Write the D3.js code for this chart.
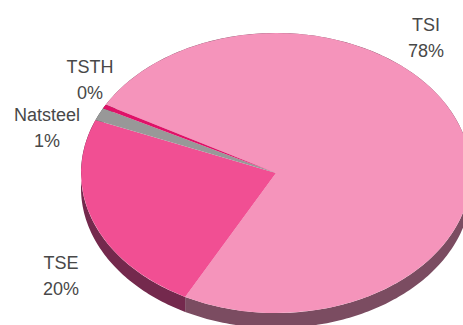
<!DOCTYPE html>
<html>
<head>
<meta charset="utf-8">
<style>
  html, body { margin: 0; padding: 0; background: #fff; overflow: hidden; }
  svg { display: block; }
  text { font-family: "Liberation Sans", Arial, sans-serif; font-size: 18px; fill: #484848; text-anchor: middle; }
</style>
<script src="https://cdn.jsdelivr.net/npm/d3@7"></script>
</head>
<body>
<script>
// Shareholding split, listed in drawing order around the pie
const companies = ["TSI", "TSE", "Natsteel", "TSTH"];
const shares = [78, 20, 1.4, 0.45];
const shareLabels = ["78%", "20%", "1%", "0%"];

const topColors = ["#f594bb", "#f14f93", "#989898", "#df1268"];
const wallColors = ["#7b4c61", "#74294d", "#4c4c4c", "#70093a"];

// Pie geometry
const width = 463, height = 325;
const cx = 276, cy = 173, rx = 195, ry = 140, depth = 15;

// Tilted view: slices nearest the front-left appear wider
const deg = Math.PI / 180;
const startAngle = -67.3 * deg;
const wideAt = 249.5 * deg, warp = 6.5 * deg;
const project = a => a + warp * Math.sin(2 * (a - wideAt));

// Label anchors, first-line baseline
const labelSpots = [[426, 31], [61, 269], [47, 121], [90, 73]];
const lineGap = 25.5;

const svg = d3.select("body").append("svg")
  .attr("width", width).attr("height", height);

const slices = d3.pie().sort(null)
  .startAngle(startAngle).endAngle(startAngle + 2 * Math.PI)(shares);

// Side walls, following the rim of each slice
const rimX = a => cx + rx * Math.sin(a);
const rimY = a => cy - ry * Math.cos(a);
const wall = d3.area()
  .x(rimX)
  .y0(rimY)
  .y1(a => rimY(a) + depth);

svg.append("g").selectAll("path").data(slices).join("path")
  .attr("fill", (d, i) => wallColors[i])
  .attr("d", d => {
    const a0 = project(d.startAngle), a1 = project(d.endAngle);
    const n = Math.max(2, Math.ceil((a1 - a0) / (1 * deg)));
    return wall(d3.range(n + 1).map(k => a0 + (a1 - a0) * k / n));
  });

// Top face
const arc = d3.arc().innerRadius(0).outerRadius(rx);
svg.append("g")
  .attr("transform", `translate(${cx},${cy}) scale(1,${ry / rx})`)
  .selectAll("path").data(slices).join("path")
  .attr("fill", (d, i) => topColors[i])
  .attr("d", d => arc({ startAngle: project(d.startAngle), endAngle: project(d.endAngle) }));

// Two-line labels: name over percentage
const labels = svg.append("g").selectAll("text").data(companies).join("text")
  .attr("transform", (d, i) => `translate(${labelSpots[i][0]},${labelSpots[i][1]})`);
labels.append("tspan").attr("x", 0).attr("y", 0).text(d => d);
labels.append("tspan").attr("x", 0).attr("y", lineGap).text((d, i) => shareLabels[i]);
</script>
</body>
</html>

——————

◆ **What is asked**
Leave out any pictures, please, and quote only the lines from the top of the data through the line that contains "const lineGap = 25.5;".

◆ **Answer for the task**
Write the D3.js code for this chart.
<!DOCTYPE html>
<html>
<head>
<meta charset="utf-8">
<style>
  html, body { margin: 0; padding: 0; background: #fff; overflow: hidden; }
  svg { display: block; }
  text { font-family: "Liberation Sans", Arial, sans-serif; font-size: 18px; fill: #484848; text-anchor: middle; }
</style>
<script src="https://cdn.jsdelivr.net/npm/d3@7"></script>
</head>
<body>
<script>
// Shareholding split, listed in drawing order around the pie
const companies = ["TSI", "TSE", "Natsteel", "TSTH"];
const shares = [78, 20, 1.4, 0.45];
const shareLabels = ["78%", "20%", "1%", "0%"];

const topColors = ["#f594bb", "#f14f93", "#989898", "#df1268"];
const wallColors = ["#7b4c61", "#74294d", "#4c4c4c", "#70093a"];

// Pie geometry
const width = 463, height = 325;
const cx = 276, cy = 173, rx = 195, ry = 140, depth = 15;

// Tilted view: slices nearest the front-left appear wider
const deg = Math.PI / 180;
const startAngle = -67.3 * deg;
const wideAt = 249.5 * deg, warp = 6.5 * deg;
const project = a => a + warp * Math.sin(2 * (a - wideAt));

// Label anchors, first-line baseline
const labelSpots = [[426, 31], [61, 269], [47, 121], [90, 73]];
const lineGap = 25.5;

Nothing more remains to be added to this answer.